(GIVEN DATA):

....

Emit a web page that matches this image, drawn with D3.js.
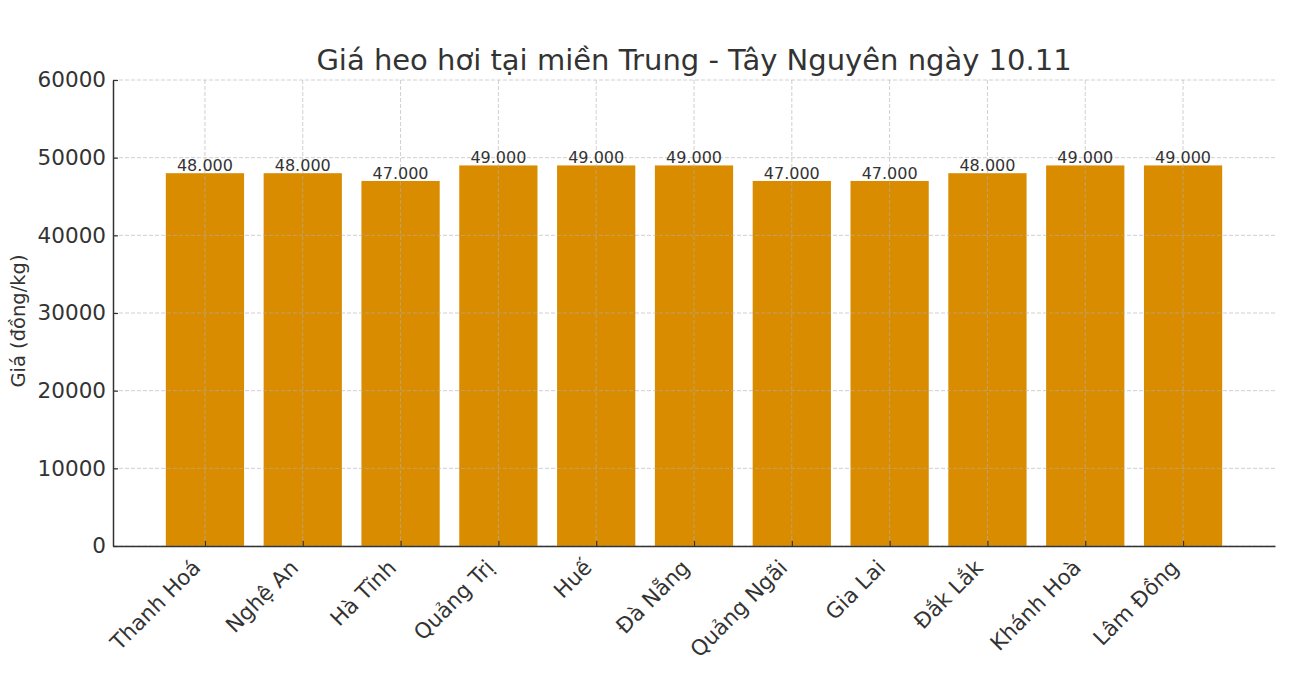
<!DOCTYPE html>
<html><head><meta charset="utf-8">
<script src="https://cdn.jsdelivr.net/npm/d3@7/dist/d3.min.js"></script>
<style>body{margin:0;background:#fff}text{font-family:"DejaVu Sans",sans-serif;fill:#333}</style>
</head><body><svg id="c" width="1304" height="678"></svg>
<script>
const categories = ["Thanh Hoá","Nghệ An","Hà Tĩnh","Quảng Trị","Huế","Đà Nẵng","Quảng Ngãi","Gia Lai","Đắk Lắk","Khánh Hoà","Lâm Đồng"];
const prices = [48000,48000,47000,49000,49000,49000,47000,47000,48000,49000,49000];
const priceLabels = ["48.000","48.000","47.000","49.000","49.000","49.000","47.000","47.000","48.000","49.000","49.000"];
const yTicks = [0,10000,20000,30000,40000,50000,60000];
const title = "Giá heo hơi tại miền Trung - Tây Nguyên ngày 10.11";
const yTitle = "Giá (đồng/kg)";

const L=113,R=1275,T=80,B=546;
const svg=d3.select("#c");
const n=categories.length;
const x=d3.scaleLinear().domain([-0.94,n-1+0.94]).range([L,R]);
const y=d3.scaleLinear().domain([0,60000]).range([B,T]);
const bw=x(0.8)-x(0);

svg.selectAll("rect.bar").data(prices).join("rect").attr("class","bar")
  .attr("x",(d,i)=>x(i-0.4)).attr("width",bw)
  .attr("y",d=>y(d)).attr("height",d=>B-y(d)).attr("fill","#d98c00");

// grid
const g=svg.append("g").attr("stroke","#b0b0b0").attr("stroke-opacity",0.6).attr("stroke-dasharray","4,2").attr("stroke-width",1);
yTicks.forEach(t=>g.append("line").attr("x1",L).attr("x2",R).attr("y1",y(t)).attr("y2",y(t)));
categories.forEach((c,i)=>g.append("line").attr("x1",x(i)).attr("x2",x(i)).attr("y1",T).attr("y2",B));

// bar labels
svg.selectAll("text.val").data(prices).join("text").attr("class","val")
  .attr("x",(d,i)=>x(i)).attr("y",d=>y(d)-2).attr("text-anchor","middle")
  .attr("font-size",16).text((d,i)=>priceLabels[i]);

// axes
const ya=d3.axisLeft(y).tickValues(yTicks).tickFormat(d3.format("d")).tickSizeInner(-5).tickSizeOuter(0).tickPadding(7);
const yg=svg.append("g").attr("transform",`translate(${L},0)`).call(ya);
yg.selectAll("text").attr("font-size",21.5).attr("font-family","DejaVu Sans").attr("fill","#333");
yg.select(".domain").attr("stroke","#333").attr("stroke-width",1.5);
yg.selectAll(".tick line").attr("stroke","#333").attr("stroke-width",1.2);

const xa=d3.axisBottom(x).tickValues(d3.range(n)).tickFormat("").tickSizeInner(-5).tickSizeOuter(0);
const xg=svg.append("g").attr("transform",`translate(0,${B})`).call(xa);
xg.select(".domain").attr("stroke","#333").attr("stroke-width",1.5);
xg.selectAll(".tick line").attr("stroke","#333").attr("stroke-width",1.2);

svg.selectAll("text.cat").data(categories).join("text").attr("class","cat")
  .attr("transform",(d,i)=>`translate(${x(i)-3},${B+23}) rotate(-45)`)
  .attr("text-anchor","end").attr("font-size",21.5).text(d=>d);

svg.append("text").attr("x",(L+R)/2).attr("y",70).attr("text-anchor","middle").attr("font-size",29).text(title);
svg.append("text").attr("transform",`translate(25,321) rotate(-90)`).attr("text-anchor","middle").attr("font-size",19.5).text(yTitle);
</script></body></html>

....

Without including any picture, repeat the data exactly.

Emit a web page that matches this image, drawn with D3.js.
<!DOCTYPE html>
<html><head><meta charset="utf-8">
<script src="https://cdn.jsdelivr.net/npm/d3@7/dist/d3.min.js"></script>
<style>body{margin:0;background:#fff}text{font-family:"DejaVu Sans",sans-serif;fill:#333}</style>
</head><body><svg id="c" width="1304" height="678"></svg>
<script>
const categories = ["Thanh Hoá","Nghệ An","Hà Tĩnh","Quảng Trị","Huế","Đà Nẵng","Quảng Ngãi","Gia Lai","Đắk Lắk","Khánh Hoà","Lâm Đồng"];
const prices = [48000,48000,47000,49000,49000,49000,47000,47000,48000,49000,49000];
const priceLabels = ["48.000","48.000","47.000","49.000","49.000","49.000","47.000","47.000","48.000","49.000","49.000"];
const yTicks = [0,10000,20000,30000,40000,50000,60000];
const title = "Giá heo hơi tại miền Trung - Tây Nguyên ngày 10.11";
const yTitle = "Giá (đồng/kg)";

const L=113,R=1275,T=80,B=546;
const svg=d3.select("#c");
const n=categories.length;
const x=d3.scaleLinear().domain([-0.94,n-1+0.94]).range([L,R]);
const y=d3.scaleLinear().domain([0,60000]).range([B,T]);
const bw=x(0.8)-x(0);

svg.selectAll("rect.bar").data(prices).join("rect").attr("class","bar")
  .attr("x",(d,i)=>x(i-0.4)).attr("width",bw)
  .attr("y",d=>y(d)).attr("height",d=>B-y(d)).attr("fill","#d98c00");

// grid
const g=svg.append("g").attr("stroke","#b0b0b0").attr("stroke-opacity",0.6).attr("stroke-dasharray","4,2").attr("stroke-width",1);
yTicks.forEach(t=>g.append("line").attr("x1",L).attr("x2",R).attr("y1",y(t)).attr("y2",y(t)));
categories.forEach((c,i)=>g.append("line").attr("x1",x(i)).attr("x2",x(i)).attr("y1",T).attr("y2",B));

// bar labels
svg.selectAll("text.val").data(prices).join("text").attr("class","val")
  .attr("x",(d,i)=>x(i)).attr("y",d=>y(d)-2).attr("text-anchor","middle")
  .attr("font-size",16).text((d,i)=>priceLabels[i]);

// axes
const ya=d3.axisLeft(y).tickValues(yTicks).tickFormat(d3.format("d")).tickSizeInner(-5).tickSizeOuter(0).tickPadding(7);
const yg=svg.append("g").attr("transform",`translate(${L},0)`).call(ya);
yg.selectAll("text").attr("font-size",21.5).attr("font-family","DejaVu Sans").attr("fill","#333");
yg.select(".domain").attr("stroke","#333").attr("stroke-width",1.5);
yg.selectAll(".tick line").attr("stroke","#333").attr("stroke-width",1.2);

const xa=d3.axisBottom(x).tickValues(d3.range(n)).tickFormat("").tickSizeInner(-5).tickSizeOuter(0);
const xg=svg.append("g").attr("transform",`translate(0,${B})`).call(xa);
xg.select(".domain").attr("stroke","#333").attr("stroke-width",1.5);
xg.selectAll(".tick line").attr("stroke","#333").attr("stroke-width",1.2);

svg.selectAll("text.cat").data(categories).join("text").attr("class","cat")
  .attr("transform",(d,i)=>`translate(${x(i)-3},${B+23}) rotate(-45)`)
  .attr("text-anchor","end").attr("font-size",21.5).text(d=>d);

svg.append("text").attr("x",(L+R)/2).attr("y",70).attr("text-anchor","middle").attr("font-size",29).text(title);
svg.append("text").attr("transform",`translate(25,321) rotate(-90)`).attr("text-anchor","middle").attr("font-size",19.5).text(yTitle);
</script></body></html>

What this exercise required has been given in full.